Khalfi thinks that imams in Sweden should have a right to decide if a divorce is authorized according to Islam, side by side with Swedish laws. At the same time, the president of Sweden's Muslim association, Mahmoud Aldebe, wants to facilitate Swedish Muslims "living according to Swedish and Islamic law". He thinks moreover that the religious courts in Muslim countries "in priciple are like courts in Western countries" and denies that they systematically discriminate against women.
We think that the thought of requiring the implementation of parallel legal systems in a multicultural society builds on a stereotypical and static perception of "culture" , and that it an illusion to find cultural unity among ethnic minorities. That stereotype is often blind to the different perceptions and power relations that exist within ethnic or religious groups.

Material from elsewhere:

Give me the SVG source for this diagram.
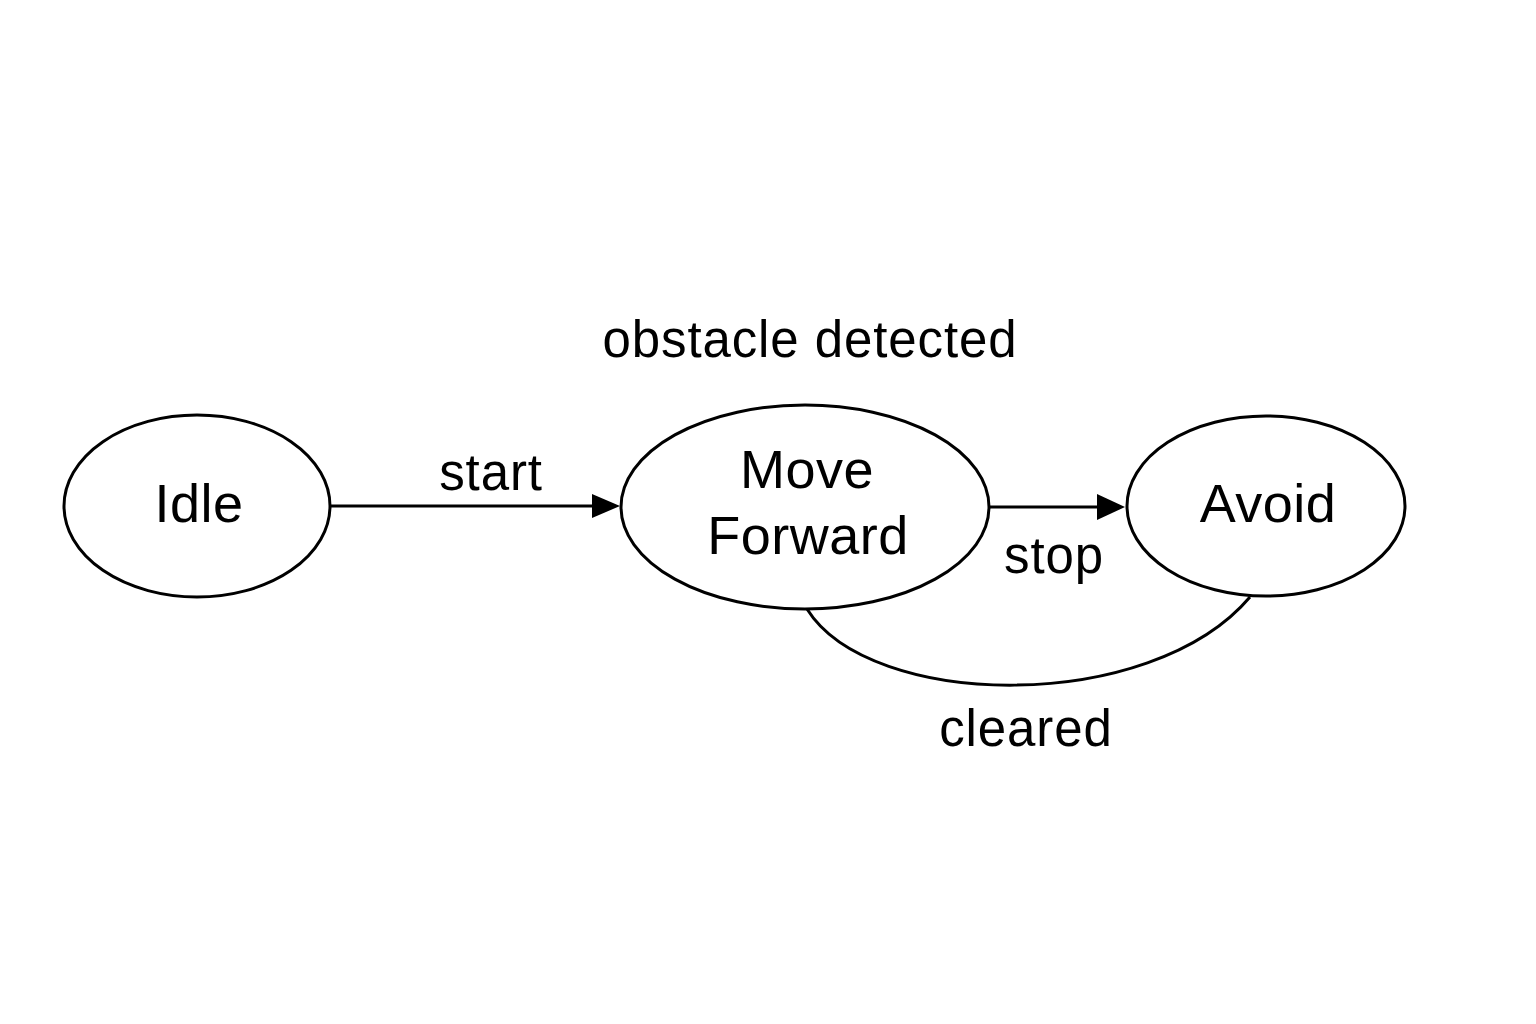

Who defines which living conditions and norms should hold for an ethnic group and specifically for a Swedish Muslim, and which laws should be left behind?
Many women who come from Muslim countries, fight, both in those countries and in Sweden for more power over their own lives and the right to interpret Islam on their own and are hardly served when Swedish society promotes the enforcement of religious laws which explicitly subordinate the woman to the man.
To accept unequal divorce laws for Muslim women - as would never be accepted for any other group of women in Swedish society - is nothing but treachery, a way to show that these women are worth less in the eye of the law.
We think instead that Sweden should work towards having divorce according to Swedish family law for the country's immigrants - regardless of origin - be accepted and recognized in other countries.
Moreover, we suggest to increase resources given to efforts for promoting equality among Swedish Muslim, from a perspective that emphasizes that men also have what to gain from a more equal relation with women.
Not least, the Islamic association, Sweden's Muslim association and all imams active in Sweden have an important function to fill here. A clear standpoint for equality will also lessen the rift between Swedish Muslims and the majority society and show that equality is fully consistent with Islamic belief and practices. Khalfi's and Aldebe's remarks are rather a step in the opposite direction.